In a victim personal statement Denvar Bathie spoke of her devastation as her mother, Trudy Collins, of Frome Road, Walney, received a suspended prison sentence for theft at Preston Crown Court yesterday.

Collins, 44, had pleaded guilty at an earlier hearing.

Miss Bathie’s statement said: “I trusted my mum more than anyone else. I believed her every word.

“You would never second guess or not trust her. She is my mother. I believed we had a strong, unbreakable bond.”

The offences occurred between October 2012 and June last year after Miss Bathie entrusted a debit card from a savings account to her mother for safekeeping after Collins advised her: “You will only spend it if you have it.”

But that trust was shattered with revelations that Collins had used the card for around 173 transactions – including expensive holidays.

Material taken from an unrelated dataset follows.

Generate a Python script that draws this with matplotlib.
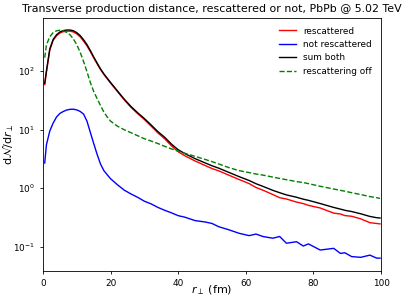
import numpy as np
import matplotlib
matplotlib.use("Agg")
import matplotlib.pyplot as plt

# bin centres in r_perp (fm)
r = [0.5, 1, 2, 3, 4, 5, 6, 7, 8, 9, 10, 11, 12, 13, 14, 15, 16, 17, 18, 19, 20,
     22, 24, 26, 28, 30, 32, 34, 36, 38, 40, 42, 45, 48, 50, 52, 55, 58, 61, 63,
     65, 68, 70, 72, 75, 77, 78.5, 82, 86, 88, 89.3, 91.3, 94, 96.7, 98.7, 99.7]

rescattered = [59, 95, 230, 337, 403, 449, 474, 483, 483, 468, 433, 385, 326, 271,
               216, 169, 134, 107, 88, 74, 62.5, 45, 32.5, 24.2, 18.8, 14.9, 11.5,
               8.8, 7.0, 5.3, 4.2, 3.58, 2.92, 2.44, 2.17, 1.98, 1.67, 1.41, 1.2,
               1.03, 0.93, 0.78, 0.69, 0.655, 0.58, 0.547, 0.51, 0.46, 0.376, 0.363,
               0.341, 0.332, 0.30, 0.258, 0.25, 0.246]

not_rescattered = [2.7, 5.5, 9.5, 13, 16.5, 19, 20.5, 21.7, 22.3, 22.4, 21.8, 20.5,
                   18.5, 14, 9, 5.8, 3.8, 2.6, 2.0, 1.7, 1.45, 1.15, 0.93, 0.8, 0.7,
                   0.6, 0.54, 0.47, 0.42, 0.38, 0.34, 0.32, 0.28, 0.265, 0.25, 0.22,
                   0.195, 0.17, 0.155, 0.165, 0.15, 0.14, 0.15, 0.115, 0.122, 0.103,
                   0.112, 0.088, 0.094, 0.077, 0.079, 0.068, 0.066, 0.072, 0.064, 0.064]

rescattering_off = [170, 280, 390, 455, 490, 500, 490, 460, 418, 355, 282, 210, 146,
                    98, 64, 45, 34, 26, 20, 16.5, 14, 11.5, 10, 8.9, 7.9, 7.0, 6.4,
                    5.8, 5.2, 4.7, 4.3, 3.95, 3.5, 3.1, 2.85, 2.6, 2.25, 2.0, 1.85,
                    1.75, 1.68, 1.55, 1.47, 1.4, 1.3, 1.25, 1.2, 1.08, 0.97, 0.92,
                    0.89, 0.84, 0.78, 0.72, 0.69, 0.67]

sum_both = np.array(rescattered) + np.array(not_rescattered)

fig = plt.figure(figsize=(4.07, 3.02), dpi=100)
ax = fig.add_axes([0.1057, 0.1036, 0.8305, 0.8378])

lw = 1.0
ax.plot(r, rescattered, color='red', lw=lw, label='rescattered')
ax.plot(r, not_rescattered, color='blue', lw=lw, label='not rescattered')
ax.plot(r, sum_both, color='black', lw=lw, label='sum both')
ax.plot(r, rescattering_off, color='green', lw=lw, ls='--', label='rescattering off')

ax.set_yscale('log')
ax.set_xlim(0, 100)
ax.set_ylim(0.039, 820)
ax.minorticks_off()
ax.tick_params(labelsize=6.4, width=0.6, length=2.5)
for s in ax.spines.values():
    s.set_linewidth(0.6)

ax.set_xlabel(r'$r_\perp$ (fm)', fontsize=8)
ax.set_ylabel(r'd$\mathcal{N}$/d$r_\perp$', fontsize=8)
ax.xaxis.set_label_coords(0.5, -0.05)
ax.yaxis.set_label_coords(-0.08, 0.5)
ax.set_title('Transverse production distance, rescattered or not, PbPb @ 5.02 TeV',
             fontsize=7.9, pad=4)
ax.legend(loc='upper right', frameon=False, fontsize=6.4, handlelength=2.0,
          borderaxespad=0.6)

fig.savefig('out.png', dpi=100)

Miss Bathie’s statement described how her “whole world stopped” and she had “broken down” in the bank when the full extent of her mum’s betrayal came to light.

Her statement said: “I was betrayed and heartbroken with a million questions left unanswered.”

Collins was on holiday in Egypt, at Miss Bathie’s expense, when her daughter realised the extent of the financial black hole in her account.

Ms Emma Kehoe, prosecuting, said that in 2011 Miss Bathie set up a savings account and arranged for a direct debit to be made from her current account each month.

She was saving up for a mortgage or her wedding.

Ms Kehoe said: “The defendant had gone on to use the card as if it was her own.”

Two names included on the list of transactions were Selfridges in Manchester and The Hilton International.

Miss Bathie had only used the account to plan her wedding, but to her surprise received a phone call from the NatWest fraud department in early June last year, asking her about a transaction at The Vue cinema in Barrow and a transaction through Amazon.

After being challenged by her daughter, Collins admitted her crime.

She insisted, as she did in police interview, that she had borrowed from her and that she was always going to pay the money back.

She told police she had been too embarrassed to ask.

Ms Rosalind Emsley-Smith, defending, said a difficult period in Collins’ life had begun with the breakdown of her marriage in 2009.

When her ex-husband died in 2013 her problems worsened.

Ms Emsley-Smith said: “The defendant found herself in something of a spiral of out of control behaviour.

“She entered a period of life where she describes it as having lost the plot.”

Collins was given 12 months’ prison, suspended for two years, with 150 hours’ unpaid work and a three-month 10pm to 7am curfew.

The judge, Recorder John Corless, said: “This is indeed a tragic case. This has caused real stress within the family, following on from earlier stress.

“I have found this to be a very difficult case. This was a serious breach of trust.

“I have come to the conclusion it would be appropriate to suspend the sentence.”